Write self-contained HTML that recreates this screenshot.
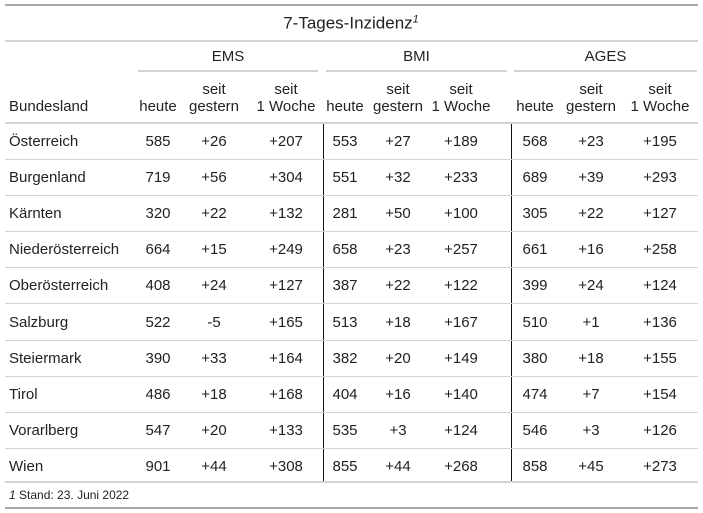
<!DOCTYPE html>
<html><head><meta charset="utf-8"><style>
body{margin:0;width:703px;height:513px;background:#fff;font-family:"Liberation Sans",Arial,sans-serif;color:#222;position:relative;overflow:hidden}
.a{position:absolute;white-space:nowrap;font-size:15px;line-height:17px}
.h{position:absolute;left:5px;width:693px}
.c{transform:translateX(-50%);text-align:center}
</style></head><body>
<div class="h" style="top:4px;height:2px;background:#a8a8a8"></div>
<div class="a c" style="left:351px;top:9px;font-size:17px;line-height:20px">7-Tages-Inzidenz<i><sup style="font-size:11px">1</sup></i></div>
<div class="h" style="top:40px;height:2px;background:#d3d3d3"></div>
<div class="h" style="top:122px;height:2px;background:#d3d3d3"></div>
<div class="h" style="top:481px;height:2px;background:#d3d3d3"></div>
<div class="a" style="left:9px;top:487px;font-size:12px"><i>1</i> Stand: 23. Juni 2022</div>
<div class="h" style="top:507px;height:2px;background:#a8a8a8"></div>
<div class="a" style="left:9px;top:98px">Bundesland</div>
<script>
const spanners=["EMS","BMI","AGES"];
const regions=["Österreich","Burgenland","Kärnten","Niederösterreich","Oberösterreich","Salzburg","Steiermark","Tirol","Vorarlberg","Wien"];
const emsValues=[["585","+26","+207"],["719","+56","+304"],["320","+22","+132"],["664","+15","+249"],["408","+24","+127"],["522","-5","+165"],["390","+33","+164"],["486","+18","+168"],["547","+20","+133"],["901","+44","+308"]];
const bmiValues=[["553","+27","+189"],["551","+32","+233"],["281","+50","+100"],["658","+23","+257"],["387","+22","+122"],["513","+18","+167"],["382","+20","+149"],["404","+16","+140"],["535","+3","+124"],["855","+44","+268"]];
const agesValues=[["568","+23","+195"],["689","+39","+293"],["305","+22","+127"],["661","+16","+258"],["399","+24","+124"],["510","+1","+136"],["380","+18","+155"],["474","+7","+154"],["546","+3","+126"],["858","+45","+273"]];
const groups=[emsValues,bmiValues,agesValues];
const colX=[[158,214,286],[345,398,461],[535,591,660]];
const spanL=[138,326,514],spanR=[318,507,697];
function add(cls,txt,x,y,name){const d=document.createElement('div');d.className=cls;d.innerHTML=txt;d.style.left=x+'px';d.style.top=y+'px';


document.body.appendChild(d);return d;}
spanners.forEach((s,g)=>{
  add('a c',s,(spanL[g]+spanR[g])/2,48,'spanner-'+s.toLowerCase());
  const l=document.createElement('div');l.style.cssText=`position:absolute;left:${spanL[g]}px;width:${spanR[g]-spanL[g]}px;top:70px;height:2px;background:#d3d3d3`;
  
  
  document.body.appendChild(l);
  add('a c','heute',colX[g][0],98,'col-header-heute');
  add('a c','seit<br>gestern',colX[g][1],81,'col-header-gestern');
  add('a c','seit<br>1 Woche',colX[g][2],81,'col-header-woche');
});
[323,511].forEach(x=>{const v=document.createElement('div');v.style.cssText=`position:absolute;left:${x}px;top:124px;width:1px;height:357px;background:#111`;


document.body.appendChild(v);});
regions.forEach((r,i)=>{
  const y=133+i*36.1;
  add('a',r,9,y,'row-label');
  groups.forEach((gv,g)=>gv[i].forEach((v,k)=>add('a c',v,colX[g][k],y,'cell')));
  if(i<regions.length-1){const l=document.createElement('div');l.className='h';l.style.top=(y+26)+'px';l.style.height='1px';l.style.background='#d3d3d3';
  
  
  document.body.appendChild(l);}
});
</script>
</body></html>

■ ■ ■

» GIVEN PROBLEM
Please write out all the data again word for word, but not the pictures.

» EXPECTED ANSWER
Write self-contained HTML that recreates this screenshot.
<!DOCTYPE html>
<html><head><meta charset="utf-8"><style>
body{margin:0;width:703px;height:513px;background:#fff;font-family:"Liberation Sans",Arial,sans-serif;color:#222;position:relative;overflow:hidden}
.a{position:absolute;white-space:nowrap;font-size:15px;line-height:17px}
.h{position:absolute;left:5px;width:693px}
.c{transform:translateX(-50%);text-align:center}
</style></head><body>
<div class="h" style="top:4px;height:2px;background:#a8a8a8"></div>
<div class="a c" style="left:351px;top:9px;font-size:17px;line-height:20px">7-Tages-Inzidenz<i><sup style="font-size:11px">1</sup></i></div>
<div class="h" style="top:40px;height:2px;background:#d3d3d3"></div>
<div class="h" style="top:122px;height:2px;background:#d3d3d3"></div>
<div class="h" style="top:481px;height:2px;background:#d3d3d3"></div>
<div class="a" style="left:9px;top:487px;font-size:12px"><i>1</i> Stand: 23. Juni 2022</div>
<div class="h" style="top:507px;height:2px;background:#a8a8a8"></div>
<div class="a" style="left:9px;top:98px">Bundesland</div>
<script>
const spanners=["EMS","BMI","AGES"];
const regions=["Österreich","Burgenland","Kärnten","Niederösterreich","Oberösterreich","Salzburg","Steiermark","Tirol","Vorarlberg","Wien"];
const emsValues=[["585","+26","+207"],["719","+56","+304"],["320","+22","+132"],["664","+15","+249"],["408","+24","+127"],["522","-5","+165"],["390","+33","+164"],["486","+18","+168"],["547","+20","+133"],["901","+44","+308"]];
const bmiValues=[["553","+27","+189"],["551","+32","+233"],["281","+50","+100"],["658","+23","+257"],["387","+22","+122"],["513","+18","+167"],["382","+20","+149"],["404","+16","+140"],["535","+3","+124"],["855","+44","+268"]];
const agesValues=[["568","+23","+195"],["689","+39","+293"],["305","+22","+127"],["661","+16","+258"],["399","+24","+124"],["510","+1","+136"],["380","+18","+155"],["474","+7","+154"],["546","+3","+126"],["858","+45","+273"]];
const groups=[emsValues,bmiValues,agesValues];
const colX=[[158,214,286],[345,398,461],[535,591,660]];
const spanL=[138,326,514],spanR=[318,507,697];
function add(cls,txt,x,y,name){const d=document.createElement('div');d.className=cls;d.innerHTML=txt;d.style.left=x+'px';d.style.top=y+'px';


document.body.appendChild(d);return d;}
spanners.forEach((s,g)=>{
  add('a c',s,(spanL[g]+spanR[g])/2,48,'spanner-'+s.toLowerCase());
  const l=document.createElement('div');l.style.cssText=`position:absolute;left:${spanL[g]}px;width:${spanR[g]-spanL[g]}px;top:70px;height:2px;background:#d3d3d3`;
  
  
  document.body.appendChild(l);
  add('a c','heute',colX[g][0],98,'col-header-heute');
  add('a c','seit<br>gestern',colX[g][1],81,'col-header-gestern');
  add('a c','seit<br>1 Woche',colX[g][2],81,'col-header-woche');
});
[323,511].forEach(x=>{const v=document.createElement('div');v.style.cssText=`position:absolute;left:${x}px;top:124px;width:1px;height:357px;background:#111`;


document.body.appendChild(v);});
regions.forEach((r,i)=>{
  const y=133+i*36.1;
  add('a',r,9,y,'row-label');
  groups.forEach((gv,g)=>gv[i].forEach((v,k)=>add('a c',v,colX[g][k],y,'cell')));
  if(i<regions.length-1){const l=document.createElement('div');l.className='h';l.style.top=(y+26)+'px';l.style.height='1px';l.style.background='#d3d3d3';
  
  
  document.body.appendChild(l);}
});
</script>
</body></html>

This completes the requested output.